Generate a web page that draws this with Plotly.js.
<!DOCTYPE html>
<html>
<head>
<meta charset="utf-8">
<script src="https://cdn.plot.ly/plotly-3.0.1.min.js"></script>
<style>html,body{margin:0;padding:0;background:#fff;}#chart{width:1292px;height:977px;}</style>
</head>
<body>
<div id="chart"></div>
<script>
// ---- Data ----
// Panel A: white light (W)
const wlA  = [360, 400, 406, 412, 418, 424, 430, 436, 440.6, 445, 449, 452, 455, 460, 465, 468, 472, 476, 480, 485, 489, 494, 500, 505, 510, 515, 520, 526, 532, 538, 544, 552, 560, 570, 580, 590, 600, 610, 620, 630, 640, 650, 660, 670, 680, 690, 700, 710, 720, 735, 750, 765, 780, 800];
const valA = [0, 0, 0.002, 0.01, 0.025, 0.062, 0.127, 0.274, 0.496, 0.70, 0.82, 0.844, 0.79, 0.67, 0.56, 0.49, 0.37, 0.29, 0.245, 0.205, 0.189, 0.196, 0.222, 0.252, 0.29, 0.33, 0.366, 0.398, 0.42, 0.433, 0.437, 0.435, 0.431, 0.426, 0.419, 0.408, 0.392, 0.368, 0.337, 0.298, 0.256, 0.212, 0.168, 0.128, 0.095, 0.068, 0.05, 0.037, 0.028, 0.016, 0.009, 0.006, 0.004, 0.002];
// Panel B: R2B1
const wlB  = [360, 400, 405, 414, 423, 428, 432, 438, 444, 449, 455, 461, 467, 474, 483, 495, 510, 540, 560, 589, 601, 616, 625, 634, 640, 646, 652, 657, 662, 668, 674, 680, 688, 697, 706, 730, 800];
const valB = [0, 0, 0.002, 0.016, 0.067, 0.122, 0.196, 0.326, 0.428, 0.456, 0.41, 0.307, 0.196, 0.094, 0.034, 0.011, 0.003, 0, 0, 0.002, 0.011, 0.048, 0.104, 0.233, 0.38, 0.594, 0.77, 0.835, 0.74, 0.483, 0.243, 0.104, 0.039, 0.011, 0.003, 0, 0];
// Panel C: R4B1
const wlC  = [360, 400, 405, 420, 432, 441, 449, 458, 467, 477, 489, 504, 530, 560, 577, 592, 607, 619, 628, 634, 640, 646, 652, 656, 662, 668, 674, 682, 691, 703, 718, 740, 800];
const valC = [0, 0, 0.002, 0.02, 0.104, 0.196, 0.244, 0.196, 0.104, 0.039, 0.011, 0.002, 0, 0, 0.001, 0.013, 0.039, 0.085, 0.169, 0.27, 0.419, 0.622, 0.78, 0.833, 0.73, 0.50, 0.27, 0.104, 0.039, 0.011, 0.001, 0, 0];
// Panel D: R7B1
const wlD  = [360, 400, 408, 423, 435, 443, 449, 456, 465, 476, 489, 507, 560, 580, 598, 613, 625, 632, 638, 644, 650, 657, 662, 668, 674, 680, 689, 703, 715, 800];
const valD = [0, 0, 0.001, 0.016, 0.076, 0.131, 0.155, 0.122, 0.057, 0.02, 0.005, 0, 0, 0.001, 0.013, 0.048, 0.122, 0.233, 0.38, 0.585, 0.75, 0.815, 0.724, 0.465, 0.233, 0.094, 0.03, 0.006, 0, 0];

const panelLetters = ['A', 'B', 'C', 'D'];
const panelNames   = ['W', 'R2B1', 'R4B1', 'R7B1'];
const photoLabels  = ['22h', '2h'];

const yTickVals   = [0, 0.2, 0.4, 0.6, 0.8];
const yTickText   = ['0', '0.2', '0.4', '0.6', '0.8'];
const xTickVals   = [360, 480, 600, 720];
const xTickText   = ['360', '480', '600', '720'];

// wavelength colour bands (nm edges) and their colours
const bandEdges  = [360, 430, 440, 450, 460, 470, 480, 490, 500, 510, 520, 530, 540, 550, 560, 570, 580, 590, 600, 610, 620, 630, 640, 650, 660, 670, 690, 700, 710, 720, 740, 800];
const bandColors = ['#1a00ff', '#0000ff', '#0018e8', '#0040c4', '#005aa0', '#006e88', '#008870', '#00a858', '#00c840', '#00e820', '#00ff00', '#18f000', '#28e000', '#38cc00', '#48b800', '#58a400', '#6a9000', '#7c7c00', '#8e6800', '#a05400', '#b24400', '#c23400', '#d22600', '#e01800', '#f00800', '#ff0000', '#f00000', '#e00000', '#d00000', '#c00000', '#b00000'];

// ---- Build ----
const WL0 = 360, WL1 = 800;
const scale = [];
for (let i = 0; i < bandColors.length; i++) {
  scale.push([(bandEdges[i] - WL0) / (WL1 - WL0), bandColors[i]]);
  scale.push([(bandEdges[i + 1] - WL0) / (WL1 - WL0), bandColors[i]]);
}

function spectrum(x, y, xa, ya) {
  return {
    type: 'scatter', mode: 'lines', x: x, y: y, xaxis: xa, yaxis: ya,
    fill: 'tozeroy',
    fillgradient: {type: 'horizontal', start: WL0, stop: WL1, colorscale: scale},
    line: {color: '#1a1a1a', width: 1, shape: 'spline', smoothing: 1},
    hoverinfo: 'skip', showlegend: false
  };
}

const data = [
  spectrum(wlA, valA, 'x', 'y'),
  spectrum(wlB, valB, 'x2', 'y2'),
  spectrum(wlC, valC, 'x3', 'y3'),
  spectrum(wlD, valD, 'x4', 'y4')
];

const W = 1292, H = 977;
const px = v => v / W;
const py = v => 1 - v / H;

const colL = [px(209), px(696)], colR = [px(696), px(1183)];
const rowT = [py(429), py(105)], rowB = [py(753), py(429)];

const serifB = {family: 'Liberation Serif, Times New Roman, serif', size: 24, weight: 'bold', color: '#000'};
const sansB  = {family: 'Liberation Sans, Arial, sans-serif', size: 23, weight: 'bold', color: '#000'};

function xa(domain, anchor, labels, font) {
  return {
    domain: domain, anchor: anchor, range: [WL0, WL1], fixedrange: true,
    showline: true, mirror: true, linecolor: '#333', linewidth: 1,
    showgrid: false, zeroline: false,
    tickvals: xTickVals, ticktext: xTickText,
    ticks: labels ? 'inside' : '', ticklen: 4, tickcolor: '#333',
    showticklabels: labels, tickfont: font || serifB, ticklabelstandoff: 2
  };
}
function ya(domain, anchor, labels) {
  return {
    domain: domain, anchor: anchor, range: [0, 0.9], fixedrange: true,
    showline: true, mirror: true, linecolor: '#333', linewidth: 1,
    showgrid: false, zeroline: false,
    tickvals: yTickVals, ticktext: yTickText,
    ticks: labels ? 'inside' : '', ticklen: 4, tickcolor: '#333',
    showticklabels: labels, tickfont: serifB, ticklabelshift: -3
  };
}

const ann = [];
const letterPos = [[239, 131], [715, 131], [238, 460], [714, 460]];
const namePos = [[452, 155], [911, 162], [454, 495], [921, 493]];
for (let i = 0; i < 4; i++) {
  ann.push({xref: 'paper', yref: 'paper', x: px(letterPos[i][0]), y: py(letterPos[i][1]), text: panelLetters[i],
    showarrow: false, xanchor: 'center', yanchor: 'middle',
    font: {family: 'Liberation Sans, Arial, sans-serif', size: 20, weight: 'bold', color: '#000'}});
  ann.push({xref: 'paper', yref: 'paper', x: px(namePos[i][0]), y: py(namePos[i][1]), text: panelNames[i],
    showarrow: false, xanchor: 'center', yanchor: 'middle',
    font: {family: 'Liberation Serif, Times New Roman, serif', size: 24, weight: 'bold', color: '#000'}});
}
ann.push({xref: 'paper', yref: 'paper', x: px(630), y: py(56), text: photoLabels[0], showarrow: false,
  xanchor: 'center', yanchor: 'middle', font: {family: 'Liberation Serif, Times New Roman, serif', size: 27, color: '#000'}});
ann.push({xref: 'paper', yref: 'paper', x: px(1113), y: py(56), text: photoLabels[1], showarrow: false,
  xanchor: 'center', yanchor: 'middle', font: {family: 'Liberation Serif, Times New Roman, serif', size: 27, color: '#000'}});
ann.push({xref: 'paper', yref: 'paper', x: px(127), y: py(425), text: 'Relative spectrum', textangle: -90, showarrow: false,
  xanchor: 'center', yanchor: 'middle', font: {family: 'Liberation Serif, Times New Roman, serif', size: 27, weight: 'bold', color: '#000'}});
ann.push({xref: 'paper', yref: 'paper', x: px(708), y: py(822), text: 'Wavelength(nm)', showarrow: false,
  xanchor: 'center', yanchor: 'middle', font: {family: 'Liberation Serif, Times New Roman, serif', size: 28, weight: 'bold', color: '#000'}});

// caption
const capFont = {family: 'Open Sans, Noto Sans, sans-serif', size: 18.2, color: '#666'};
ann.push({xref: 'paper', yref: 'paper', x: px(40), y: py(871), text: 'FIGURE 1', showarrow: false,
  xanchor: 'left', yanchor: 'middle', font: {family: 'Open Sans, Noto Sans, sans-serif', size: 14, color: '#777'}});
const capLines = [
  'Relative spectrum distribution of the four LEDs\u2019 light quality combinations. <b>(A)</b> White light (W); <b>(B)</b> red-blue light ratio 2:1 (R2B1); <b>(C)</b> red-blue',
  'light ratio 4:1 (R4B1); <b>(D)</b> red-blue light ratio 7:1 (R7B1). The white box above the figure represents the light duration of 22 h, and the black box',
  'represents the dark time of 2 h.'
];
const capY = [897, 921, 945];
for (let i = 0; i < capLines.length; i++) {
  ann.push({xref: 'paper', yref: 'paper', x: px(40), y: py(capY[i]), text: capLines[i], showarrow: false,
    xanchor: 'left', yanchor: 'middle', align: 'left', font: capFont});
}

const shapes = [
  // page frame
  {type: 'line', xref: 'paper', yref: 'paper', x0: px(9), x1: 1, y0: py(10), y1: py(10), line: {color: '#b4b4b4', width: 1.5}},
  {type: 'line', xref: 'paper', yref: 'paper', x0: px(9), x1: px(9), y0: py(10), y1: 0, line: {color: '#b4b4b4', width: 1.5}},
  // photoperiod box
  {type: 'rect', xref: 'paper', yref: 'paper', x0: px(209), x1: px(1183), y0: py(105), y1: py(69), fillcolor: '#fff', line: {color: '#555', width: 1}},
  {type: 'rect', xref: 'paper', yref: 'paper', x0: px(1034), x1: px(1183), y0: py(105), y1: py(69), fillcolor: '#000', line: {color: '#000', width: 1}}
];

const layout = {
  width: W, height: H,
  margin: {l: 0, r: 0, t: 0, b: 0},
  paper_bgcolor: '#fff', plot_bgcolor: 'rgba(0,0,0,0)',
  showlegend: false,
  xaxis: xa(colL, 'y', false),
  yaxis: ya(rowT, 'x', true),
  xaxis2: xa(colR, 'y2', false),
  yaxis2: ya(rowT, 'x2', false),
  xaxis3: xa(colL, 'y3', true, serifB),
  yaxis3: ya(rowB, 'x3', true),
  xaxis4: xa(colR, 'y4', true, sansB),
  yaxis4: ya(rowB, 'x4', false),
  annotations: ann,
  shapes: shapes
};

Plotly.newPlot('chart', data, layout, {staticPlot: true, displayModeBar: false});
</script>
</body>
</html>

==

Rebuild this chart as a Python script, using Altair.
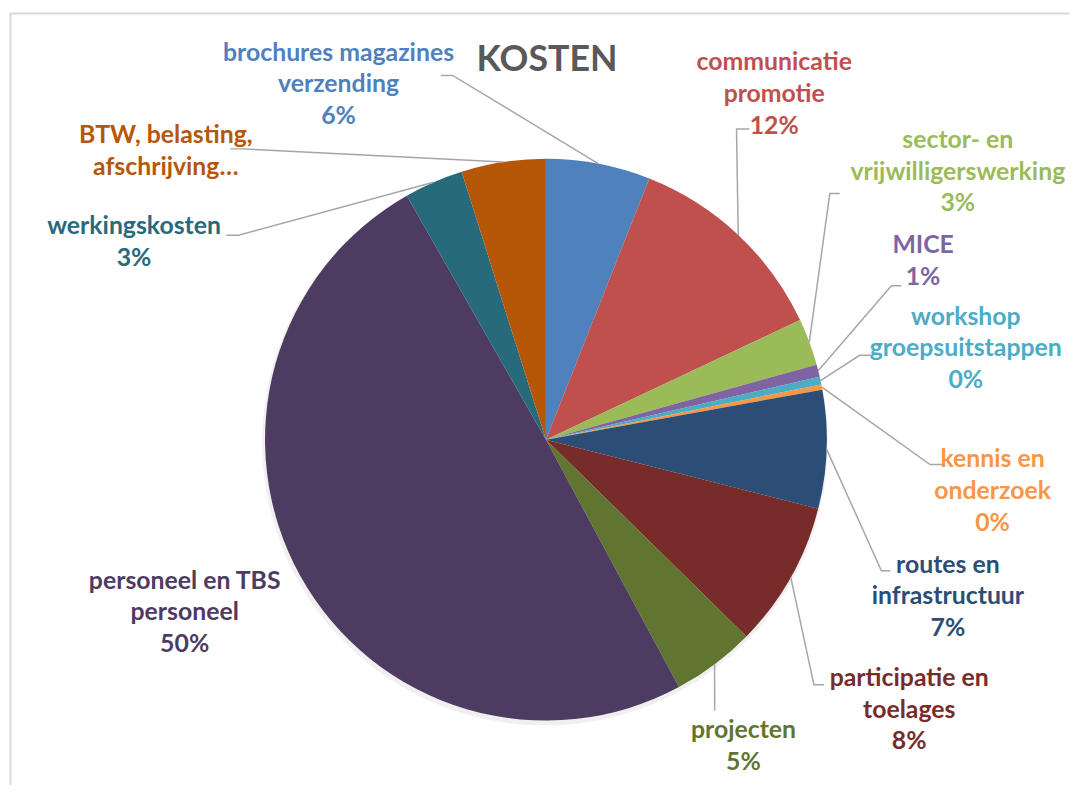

→ **EXERCISE INSTRUCTIONS**:
Return each line in the records that holds the string "this".

→ **RIGHT ANSWER**:
Generate a web page that draws this with Plotly.js.
Rebuild this chart as a Python script, using Altair.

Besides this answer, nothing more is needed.